Llegados a esa frontera… tú, ¿en qué reino crees?
[1] Walter Benjamin (Berlín, Alemania 1892 – Portbou, España 1940) murió el 26 de septiembre de 1940 en Portbou, España, tras ingerir una dosis letal de morfina en un hotel del pequeño puerto fronterizo español. Tras haber salido de la localidad francesa de Port Vendres guiado por la activista antinazi Lisa Fittko, quien narró la experiencia en un capítulo dedicado a Benjamin de su Mi travesía de los Pirineos.
[2] Conceptos de filosofía de la historia por Walter Benjamin, página 14, punto XVI, edición de 2011, editorial Agebe, Buenos Aires, Argentina.

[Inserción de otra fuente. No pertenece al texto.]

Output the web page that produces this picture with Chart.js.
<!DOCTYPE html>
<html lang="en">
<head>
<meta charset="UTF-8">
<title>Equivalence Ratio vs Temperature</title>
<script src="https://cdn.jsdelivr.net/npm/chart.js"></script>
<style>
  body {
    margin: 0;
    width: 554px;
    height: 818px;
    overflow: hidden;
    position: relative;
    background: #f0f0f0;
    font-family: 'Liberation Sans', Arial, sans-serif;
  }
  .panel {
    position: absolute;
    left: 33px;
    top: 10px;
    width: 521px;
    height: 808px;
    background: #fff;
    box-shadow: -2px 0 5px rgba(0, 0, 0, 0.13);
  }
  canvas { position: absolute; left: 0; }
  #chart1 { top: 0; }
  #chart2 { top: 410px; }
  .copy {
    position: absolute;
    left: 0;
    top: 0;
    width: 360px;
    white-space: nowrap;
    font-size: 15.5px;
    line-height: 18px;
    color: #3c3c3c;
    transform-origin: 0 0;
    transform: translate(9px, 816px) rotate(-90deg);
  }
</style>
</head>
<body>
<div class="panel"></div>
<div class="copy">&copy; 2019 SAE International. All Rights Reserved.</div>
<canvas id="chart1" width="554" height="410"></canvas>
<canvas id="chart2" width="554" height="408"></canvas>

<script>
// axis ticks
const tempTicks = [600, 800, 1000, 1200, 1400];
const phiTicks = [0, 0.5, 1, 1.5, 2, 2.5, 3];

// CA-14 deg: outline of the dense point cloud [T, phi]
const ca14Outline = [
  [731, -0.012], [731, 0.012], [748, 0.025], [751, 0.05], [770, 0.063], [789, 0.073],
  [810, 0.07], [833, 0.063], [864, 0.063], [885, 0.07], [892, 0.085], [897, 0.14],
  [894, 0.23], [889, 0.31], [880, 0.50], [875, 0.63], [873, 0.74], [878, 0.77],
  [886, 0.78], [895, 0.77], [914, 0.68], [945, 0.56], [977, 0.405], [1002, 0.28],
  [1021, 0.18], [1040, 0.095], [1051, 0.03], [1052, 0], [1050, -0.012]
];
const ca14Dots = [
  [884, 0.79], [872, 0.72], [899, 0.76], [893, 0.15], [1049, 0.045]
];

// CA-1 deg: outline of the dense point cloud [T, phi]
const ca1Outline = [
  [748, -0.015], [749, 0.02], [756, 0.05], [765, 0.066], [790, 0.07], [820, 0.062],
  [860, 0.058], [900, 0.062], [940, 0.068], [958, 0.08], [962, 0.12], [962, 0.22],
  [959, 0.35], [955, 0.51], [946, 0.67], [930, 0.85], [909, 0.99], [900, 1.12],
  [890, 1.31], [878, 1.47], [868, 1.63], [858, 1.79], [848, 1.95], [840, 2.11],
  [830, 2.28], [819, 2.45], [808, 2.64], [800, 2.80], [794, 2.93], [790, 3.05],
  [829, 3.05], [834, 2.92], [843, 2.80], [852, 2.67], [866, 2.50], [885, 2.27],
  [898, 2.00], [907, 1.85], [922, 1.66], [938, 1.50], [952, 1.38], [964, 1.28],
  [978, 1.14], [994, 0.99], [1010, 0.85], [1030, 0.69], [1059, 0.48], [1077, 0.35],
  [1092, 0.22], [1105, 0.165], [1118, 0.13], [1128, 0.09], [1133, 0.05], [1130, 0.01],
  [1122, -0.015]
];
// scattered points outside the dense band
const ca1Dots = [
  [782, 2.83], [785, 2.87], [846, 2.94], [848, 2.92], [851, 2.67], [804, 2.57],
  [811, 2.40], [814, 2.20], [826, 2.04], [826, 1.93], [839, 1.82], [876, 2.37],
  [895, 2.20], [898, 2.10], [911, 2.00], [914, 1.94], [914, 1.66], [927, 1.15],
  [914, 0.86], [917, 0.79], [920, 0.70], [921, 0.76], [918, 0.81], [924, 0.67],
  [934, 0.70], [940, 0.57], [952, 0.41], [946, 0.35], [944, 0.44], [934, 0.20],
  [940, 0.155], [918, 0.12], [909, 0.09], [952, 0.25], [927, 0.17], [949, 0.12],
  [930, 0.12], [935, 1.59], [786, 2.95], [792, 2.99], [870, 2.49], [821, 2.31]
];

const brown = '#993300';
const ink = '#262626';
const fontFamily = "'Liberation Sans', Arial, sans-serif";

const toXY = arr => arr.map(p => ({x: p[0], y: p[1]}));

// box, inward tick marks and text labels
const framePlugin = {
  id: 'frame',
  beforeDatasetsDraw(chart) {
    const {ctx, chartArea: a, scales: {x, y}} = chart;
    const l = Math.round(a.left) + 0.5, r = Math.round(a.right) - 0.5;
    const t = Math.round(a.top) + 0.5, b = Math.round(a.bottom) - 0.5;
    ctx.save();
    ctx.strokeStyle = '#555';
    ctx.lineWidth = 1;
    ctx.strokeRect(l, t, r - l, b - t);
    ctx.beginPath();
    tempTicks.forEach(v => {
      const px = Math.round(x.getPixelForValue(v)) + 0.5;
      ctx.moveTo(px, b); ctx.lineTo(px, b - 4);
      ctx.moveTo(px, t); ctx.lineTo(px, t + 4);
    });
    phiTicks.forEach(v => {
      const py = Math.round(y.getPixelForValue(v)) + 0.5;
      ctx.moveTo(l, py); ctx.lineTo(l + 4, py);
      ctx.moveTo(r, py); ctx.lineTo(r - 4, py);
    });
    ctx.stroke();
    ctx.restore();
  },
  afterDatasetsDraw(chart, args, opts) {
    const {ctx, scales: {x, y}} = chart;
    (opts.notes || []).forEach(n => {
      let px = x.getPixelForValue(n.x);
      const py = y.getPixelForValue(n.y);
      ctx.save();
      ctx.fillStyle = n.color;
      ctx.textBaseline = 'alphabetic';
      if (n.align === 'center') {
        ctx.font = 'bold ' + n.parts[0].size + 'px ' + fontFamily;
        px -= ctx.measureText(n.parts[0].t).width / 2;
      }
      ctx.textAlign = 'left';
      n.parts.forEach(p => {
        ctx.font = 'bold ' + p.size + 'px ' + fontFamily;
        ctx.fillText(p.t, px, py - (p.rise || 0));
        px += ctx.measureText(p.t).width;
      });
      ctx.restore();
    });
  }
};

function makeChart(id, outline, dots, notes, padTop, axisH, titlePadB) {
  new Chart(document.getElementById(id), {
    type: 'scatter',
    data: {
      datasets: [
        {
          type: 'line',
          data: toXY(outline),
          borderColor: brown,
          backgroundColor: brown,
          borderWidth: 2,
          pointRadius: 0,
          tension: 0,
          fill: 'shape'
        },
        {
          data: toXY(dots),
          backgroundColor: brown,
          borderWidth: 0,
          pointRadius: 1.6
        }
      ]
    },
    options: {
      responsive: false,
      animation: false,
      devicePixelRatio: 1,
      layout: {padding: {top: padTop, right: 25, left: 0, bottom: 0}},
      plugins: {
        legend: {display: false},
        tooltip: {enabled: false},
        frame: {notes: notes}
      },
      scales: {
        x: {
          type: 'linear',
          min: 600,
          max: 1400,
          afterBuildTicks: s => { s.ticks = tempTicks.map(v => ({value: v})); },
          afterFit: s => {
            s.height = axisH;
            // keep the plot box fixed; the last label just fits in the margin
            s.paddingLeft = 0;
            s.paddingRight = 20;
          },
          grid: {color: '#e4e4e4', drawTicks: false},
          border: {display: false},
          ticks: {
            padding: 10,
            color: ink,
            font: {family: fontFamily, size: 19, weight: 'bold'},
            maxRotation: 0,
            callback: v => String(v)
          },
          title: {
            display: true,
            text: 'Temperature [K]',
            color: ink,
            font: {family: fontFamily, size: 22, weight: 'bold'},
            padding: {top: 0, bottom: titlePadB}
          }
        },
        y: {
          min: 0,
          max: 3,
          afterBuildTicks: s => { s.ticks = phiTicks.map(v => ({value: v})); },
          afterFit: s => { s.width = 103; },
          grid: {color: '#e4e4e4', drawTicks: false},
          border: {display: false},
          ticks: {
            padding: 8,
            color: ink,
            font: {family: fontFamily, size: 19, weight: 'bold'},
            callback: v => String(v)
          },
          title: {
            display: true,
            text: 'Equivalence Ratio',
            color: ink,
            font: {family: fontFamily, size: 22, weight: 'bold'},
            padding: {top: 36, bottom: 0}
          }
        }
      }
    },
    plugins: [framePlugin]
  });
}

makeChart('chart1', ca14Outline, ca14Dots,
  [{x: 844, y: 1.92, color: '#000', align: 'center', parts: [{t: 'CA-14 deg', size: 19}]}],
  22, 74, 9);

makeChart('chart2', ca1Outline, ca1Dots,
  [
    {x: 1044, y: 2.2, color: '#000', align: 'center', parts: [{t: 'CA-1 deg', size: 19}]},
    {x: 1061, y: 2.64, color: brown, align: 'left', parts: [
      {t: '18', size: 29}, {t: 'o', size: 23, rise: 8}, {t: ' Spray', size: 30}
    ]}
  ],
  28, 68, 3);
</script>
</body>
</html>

[3] En el año 2014 el autor Carlos Albalá (www.carlosalbala.com) publicó el libro Nasz Dom (traducido del polaco, “Nuestro hogar”) donde recoge algunas imágenes, relatos, reflexiones sobre varios testimonios polacos acerca de la ocupación alemana durante principios de los años cuarenta y posteriormente. Además de los viajes realizados por el autor a Polonia, también recoge las voces de otros autores como Adam Zagajewski y Yuri Andrujovich.

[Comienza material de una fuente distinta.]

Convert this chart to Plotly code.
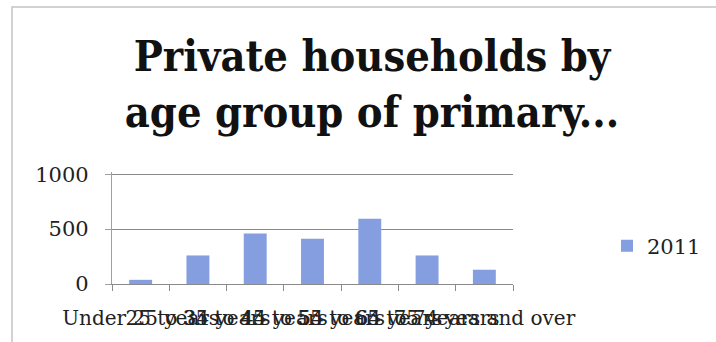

[4] Fragmento del libro Nasz Dom de Carlos Albalá sobre el contexto polaco: …en septiembre de 1944 dio comienzo un proceso de reasentamiento de la población polaca, que acabaría ratificándose tras el final de la Segunda Guerra Mundial en la célebre conferencia de Postdam (agosto de 1945), que aceptó el desplazamiento de la frontera del Este de Polonia a favor de la Unión Soviética. […] lo que conllevó procesos de deportación a otros lugares de Polonia.
[5] Fragmento del texto publicado en la obra Dos ciudades de Adam Zagajewski. Editorial Acantilado.
[6] Obra realizada durante el año 1933 por Hans Bellmer (Katowice, Polonia, 1902 – París, Francia, 1975). Esta obra se presentó mediante un conjunto de dieciocho fotografías en el número 6 de la revista surrealista Minotaure, titulada Variaciones sobre el montaje de una menor articulada.
[7] Cuando la isla de Jersey fue ocupada en 1940 por los nazis, Claude Cahun y Marcel Moore, como dúo inseparable, en la vida y en su despliegue creativo, montaron una pequeña pero duradera resistencia a través de sus papiers. Un conjunto de pequeñas obras, publicaciones, papeles de propaganda antibélica y contra los nazis. Un arsenal poético con frases escritas y reescritas en pequeños soportes, con pequeños collages en cajas de cartón de tabaco, fotomontajes, etc., para ser desplegados e infiltrados entre los soldados alemanes, sus mítines y lugares de paso, y también en el resto de la población afín a los invasores.